Do not ever utter the words, “You won’t understand until you have kids of your own” to a non-breeder either, specifically me, unless you want a jab in the eye with a ballpoint pen. First of all, the “until” in that sentence is presumptive. You are implying that I simply must pop out a pup, as if it’s predestined that every human must procreate. And secondly, you’re telling me that I don’t, that I couldn’t possibly understand something, which I don’t take kindly to in the least, even if it’s true.
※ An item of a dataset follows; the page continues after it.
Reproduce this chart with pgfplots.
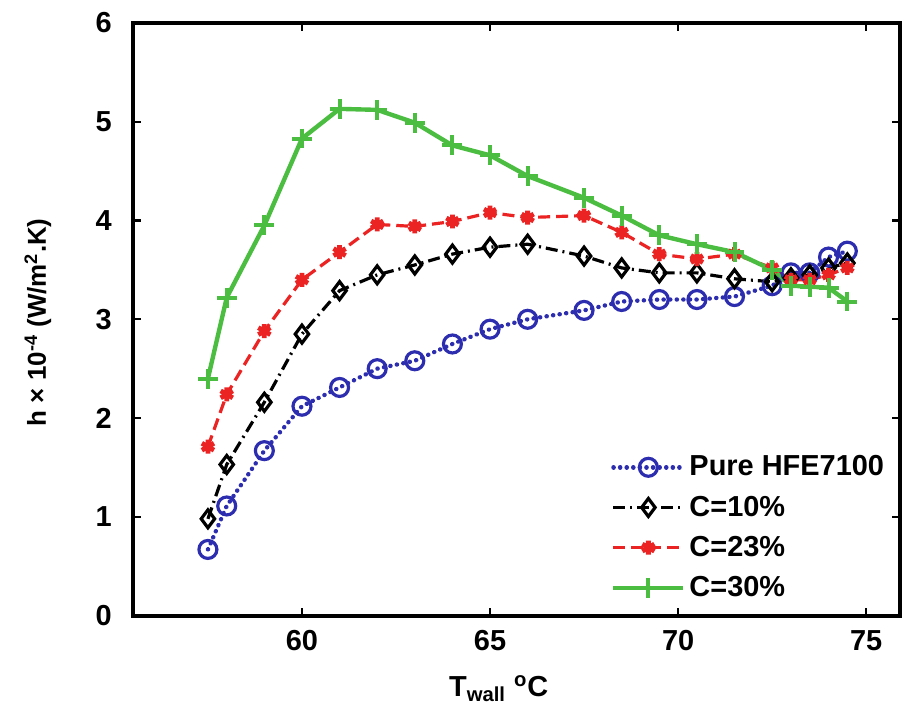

I once had a particularly annoying boss who used to say that to me all the time. And since she was my boss, I couldn’t gouge her eyes out with my pen. She would interrupt my work every day with her offspring stories. At one point, I decided to counter her funny kid stories with funny cat stories to see if she’d catch on, since she never once acknowledged the look of pain and death (hers) on my face. It was a good plan. Unfortunately, I ran out of cat stories long before she ran out of kid stories since my cat is generally lazy and won’t even ride a unicycle. The bosslady never once noticed my little plan, but just kept on blindly telling me hilarious kid stories that I couldn’t possibly understand.

That being said, once you decide to have one or more, even accidentally, it is your responsibility to look after them. Make sure they get fed, clothed and don’t walk around with shit in their pants. Don’t let them run around in public like drunken monkeys tugging at random strangers while screaming their heads off as too many parents do. Give them an education, make them do their homework, listen to them, answer their questions, spend time with them, let their imaginations run wild. Shield them from bad people and bad things. Teach them manners and responsibility. If you have any skills, show them how to do things. Let them make up their own minds, yet guide them in the right direction. Teach them the value of education, money, hard work and keeping your word. Give them rules and stick to them. Turn them into responsible members of society, because the world does not need more spoiled brats, gangsters, players, bimbos and whores.

Above all, I don’t want to pay for your kid. I’m not talking about education. I went to public school, therefore, I figure I’m paying for my own education in arrears. Plus, education is the one thing that might turn your kids into responsible adults, even if you fail. I’m talking about paying for welfare, jail, juvenile courts, food stamps and whatever other social services you will take and use if you’re not a responsible parent. If you cannot afford to feed yourself, you cannot afford to have a kid. Take care of your children, because it’s the right thing to do and because I don’t want to.

This little tirade also applies to pet owners. Specifically, crazy pet people. You know the type; the ones who buy little sweaters for animals that already have built-in fur, carry their babies around in little handbags even though they have perfectly functional legs, talk baby talk to them in public and always have pictures of their children in their wallet should the actual pet not be readily at hand. I have even less interest in hearing about your cat/dog/rabbit/bird/whatever than I do hearing about little Johnny or Susie. At least the human babies might grow up to do something interesting.

Because there are no complaints without alternatives, here’s a little test you can perform to find out if you should share your funny anecdote or not. If you have a story you’re just itchin’ to tell, find someone without kids/pets, preferably someone who is not your subordinate, with a sense of humor who won’t lie to you and has a bad poker face. Tell them your story and if they don’t look bored to tears or look like they’re going to kill you or leap out of the nearest high contraption, go ahead and tell your story to others, sparingly, but pay attention to their reactions, too, please. If your audience looks uninterested or homicidal, cease and desist. Go find someone with kids and tell them instead, but remember, if you do, you will have to listen to their funny stories in return.

DISCLAIMER: I am not referring to, calling out or talking about anyone I personally know in this blog (except for the former bosslady). It’s really just a generalized rant.